The other reason that I like this illustration is that it also shows the reality of how long it takes. You can be the most in shape, financially fit person climbing at a 20% grade, putting 20% of your income away every month. And to get to the 6 months reserve that is recommended you have, it's going to take you 2 1/2 years. That's a long time and a big chunk of your income. But you'll get there.

If you're walking, oh my gosh, it's going to take a lot longer. This is a 5% grade here; this person is putting away 5% of their income every month. That's still really a decent chunk. You'll feel it if you're putting 5% away. It's going to take you 10 years to get to 6 months.

I think that's why a lot of people just go "pfft, what's the point? It's going to take me forever." I think maybe that's what I felt like when I kept trying. Like why would I even bother putting $25 away? What good is that going to do?

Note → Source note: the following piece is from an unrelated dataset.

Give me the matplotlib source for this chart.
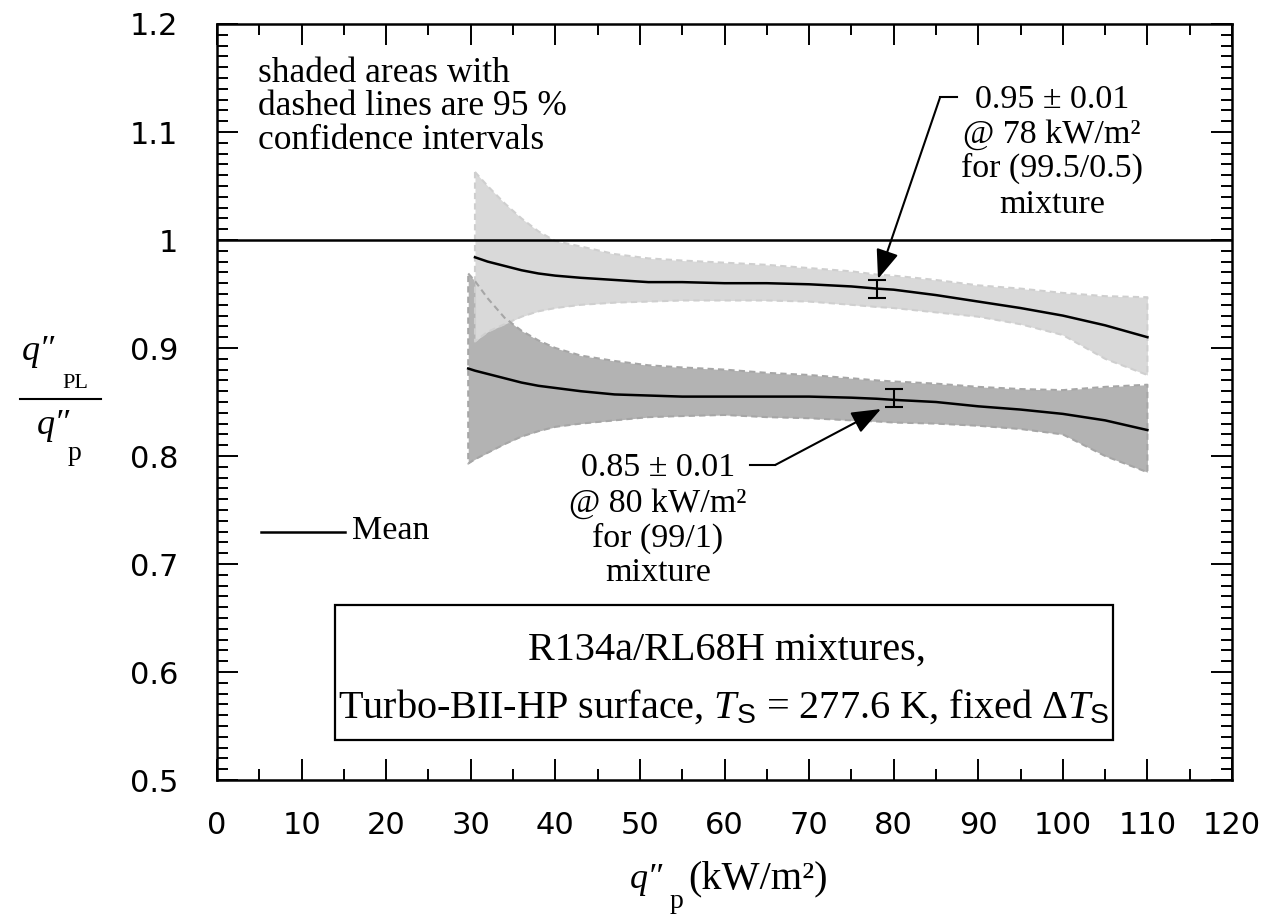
import matplotlib
matplotlib.use("Agg")
import matplotlib.pyplot as plt
from matplotlib.patches import Rectangle
from matplotlib.lines import Line2D
from matplotlib.ticker import MultipleLocator, FuncFormatter

plt.rcParams['mathtext.fontset'] = 'custom'
plt.rcParams['mathtext.rm'] = 'Liberation Serif'
plt.rcParams['mathtext.it'] = 'Liberation Serif:italic'
plt.rcParams['mathtext.sf'] = 'Liberation Sans'

W, H = 1277, 922
SERIF = ['Liberation Serif', 'DejaVu Serif']

# heat flux grids (kW/m^2)
x_light = [30.5, 32, 34, 36, 38, 40, 43, 47, 51, 55, 60, 65, 70, 75, 78, 80, 85, 90, 95, 100, 105, 110]
x_dark = [29.7] + x_light

# (99.5/0.5) mixture : mean + 95 % confidence band
mean_995 = [0.984, 0.980, 0.976, 0.972, 0.969, 0.967, 0.965, 0.963, 0.961, 0.961, 0.960,
            0.960, 0.959, 0.957, 0.955, 0.954, 0.949, 0.943, 0.937, 0.930, 0.921, 0.910]
hi_995 = [1.063, 1.050, 1.034, 1.020, 1.008, 0.999, 0.994, 0.987, 0.983, 0.981, 0.979,
          0.977, 0.974, 0.971, 0.968, 0.967, 0.963, 0.958, 0.955, 0.951, 0.948, 0.947]
lo_995 = [0.906, 0.915, 0.922, 0.929, 0.934, 0.937, 0.940, 0.942, 0.943, 0.944, 0.944,
          0.944, 0.943, 0.940, 0.938, 0.937, 0.933, 0.929, 0.922, 0.912, 0.890, 0.875]

# (99/1) mixture
mean_99 = [0.881, 0.879, 0.876, 0.872, 0.868, 0.865, 0.863, 0.860, 0.857, 0.856, 0.855, 0.855,
           0.855, 0.855, 0.854, 0.853, 0.852, 0.850, 0.846, 0.843, 0.839, 0.833, 0.824]
hi_99 = [0.969, 0.962, 0.946, 0.928, 0.916, 0.907, 0.900, 0.893, 0.888, 0.884, 0.882, 0.880,
         0.877, 0.875, 0.872, 0.870, 0.869, 0.867, 0.864, 0.862, 0.861, 0.864, 0.866]
lo_99 = [0.793, 0.797, 0.803, 0.811, 0.818, 0.823, 0.827, 0.830, 0.833, 0.836, 0.837, 0.838,
         0.836, 0.835, 0.833, 0.832, 0.831, 0.830, 0.828, 0.825, 0.820, 0.800, 0.785]

# single values with uncertainty
pt_x = [78, 80]
pt_y = [0.9545, 0.8535]
pt_err = [0.0085, 0.0085]


def fx(px):
    return px / W


def fy(py):
    return 1 - py / H


fig = plt.figure(figsize=(W / 100, H / 100), dpi=100)
ax = fig.add_axes([fx(217), fy(780), (1232 - 217) / W, (780 - 24) / H])

# bands (dark first, light on top)
ax.fill_between(x_dark, lo_99, hi_99, color='#b3b3b3', lw=0, zorder=1)
ax.fill_between(x_light, lo_995, hi_995, color='#d9d9d9', lw=0, zorder=2)
for xs, lo, hi, c in [(x_light, lo_995, hi_995, '#cfcfcf'), (x_dark, lo_99, hi_99, '#a6a6a6')]:
    ox = xs + xs[::-1] + [xs[0]]
    oy = hi + lo[::-1] + [hi[0]]
    ax.plot(ox, oy, color=c, lw=1.5, ls=(0, (3, 2)), zorder=3)

ax.axhline(1.0, color='k', lw=1.8, zorder=4)
ax.plot(x_light, mean_995, color='k', lw=1.8, zorder=4)
ax.plot(x_dark, mean_99, color='k', lw=1.8, zorder=4)
ax.errorbar(pt_x, pt_y, yerr=pt_err, fmt='none', ecolor='k', elinewidth=1.5,
            capsize=6.5, capthick=1.5, zorder=5)

# annotations with arrows
arrow = dict(arrowstyle='-|>,head_length=0.9,head_width=0.35', color='k', lw=1.5,
             shrinkA=0, shrinkB=0, mutation_scale=20)
ax.plot([87.5, 85.5], [1.1324, 1.1324], color='k', lw=1.5)
ax.annotate('', xy=(78.15, 0.964), xytext=(85.5, 1.1324), arrowprops=arrow, zorder=6)
ax.plot([63.0, 66.0], [0.7917, 0.7917], color='k', lw=1.5)
ax.annotate('', xy=(78.5, 0.8435), xytext=(66.0, 0.7917), arrowprops=arrow, zorder=6)

upper_txt = ['0.95 ± 0.01', '@ 78 kW/m²', 'for (99.5/0.5)', 'mixture']
for t, yb in zip(upper_txt, [1.1222, 1.0898, 1.0583, 1.025]):
    ax.text(98.7, yb, t, ha='center', va='baseline', fontsize=24.5, family=SERIF)

lower_txt = ['0.85 ± 0.01', '@ 80 kW/m²', 'for (99/1)', 'mixture']
for t, yb in zip(lower_txt, [0.7815, 0.7481, 0.7157, 0.6843]):
    ax.text(52.1, yb, t, ha='center', va='baseline', fontsize=24.5, family=SERIF)

note = ['shaded areas with', 'dashed lines are 95 %', 'confidence intervals']
for t, yb in zip(note, [1.146, 1.1155, 1.084]):
    ax.text(4.85, yb, t, ha='left', va='baseline', fontsize=25.5, family=SERIF)

# legend for the mean line
ax.plot([5.2, 15.1], [0.7296, 0.7296], color='k', lw=1.8)
ax.text(15.96, 0.723, 'Mean', va='baseline', fontsize=24.5, family=SERIF)

# info box
ax.add_patch(Rectangle((13.95, 0.537), 105.9 - 13.95, 0.662 - 0.537, fill=False,
                       ec='k', lw=1.6, zorder=6))
ax.text(60.3, 0.611, 'R134a/RL68H mixtures,', ha='center', va='baseline',
        fontsize=29, family=SERIF)
ax.text(59.9, 0.5575, r'Turbo-BII-HP surface, $T_{\mathsf{S}}$ = 277.6 K, fixed Δ$T_{\mathsf{S}}$',
        ha='center', va='baseline', fontsize=29, family=SERIF)

# axes
ax.set_xlim(0, 120)
ax.set_ylim(0.5, 1.2)
ax.xaxis.set_major_locator(MultipleLocator(10))
ax.xaxis.set_minor_locator(MultipleLocator(5))
ax.yaxis.set_major_locator(MultipleLocator(0.1))
ax.yaxis.set_minor_locator(MultipleLocator(0.01))
ax.yaxis.set_major_formatter(FuncFormatter(lambda v, p: f'{v:g}'))
ax.tick_params(which='both', direction='in', top=True, right=True, width=1.4)
ax.tick_params(which='major', length=15)
ax.tick_params(which='minor', length=8)
ax.tick_params(axis='x', labelsize=22, pad=22)
ax.tick_params(axis='y', labelsize=22, pad=28)
for lab in ax.get_xticklabels() + ax.get_yticklabels():
    lab.set_family('DejaVu Sans')
for s in ax.spines.values():
    s.set_linewidth(1.8)

# y label as a fraction
fig.text(fx(22), fy(360), 'q\u2033', fontsize=26, style='italic', family=SERIF, va='baseline')
fig.text(fx(62), fy(388), 'PL', fontsize=16, family=SERIF, va='baseline')
fig.add_artist(Line2D([fx(20), fx(101)], [fy(399), fy(399)], color='k', lw=1.5))
fig.text(fx(37), fy(434), 'q\u2033', fontsize=26, style='italic', family=SERIF, va='baseline')
fig.text(fx(68), fy(460), 'p', fontsize=20, family=SERIF, va='baseline')

# x label
fig.text(fx(630), fy(888), 'q\u2033', fontsize=26, style='italic', family=SERIF, va='baseline')
fig.text(fx(670), fy(908), 'p', fontsize=20, family=SERIF, va='baseline')
fig.text(fx(688), fy(888), '(kW/m²)', fontsize=29, family=SERIF, va='baseline')

fig.savefig('out.png', dpi=100)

But I started doing it and bit by bit by bit, I was no 5% grade I think I was kinda crawling up this mountain. But I crawled up the mountain. I'm not at the top, by any means. I'm not. But I'm somewhere that has brought me peace. Which is what I want for you.

And that's the final thing that I just love about this whole illustration.  That if I can get you to just start on this path of walking just a little, I really believe that what happened for me, and a whole lot of clients that I've worked with, will happen with you.

It could change the entire rest of your life. Just stop and think what it would feel like to move through the rest of your life with 6 months of reserves, set aside for whatever emergency hits you.

That is a feeling of peace and wellbeing that you might not have ever experienced. So go out there and start climbing.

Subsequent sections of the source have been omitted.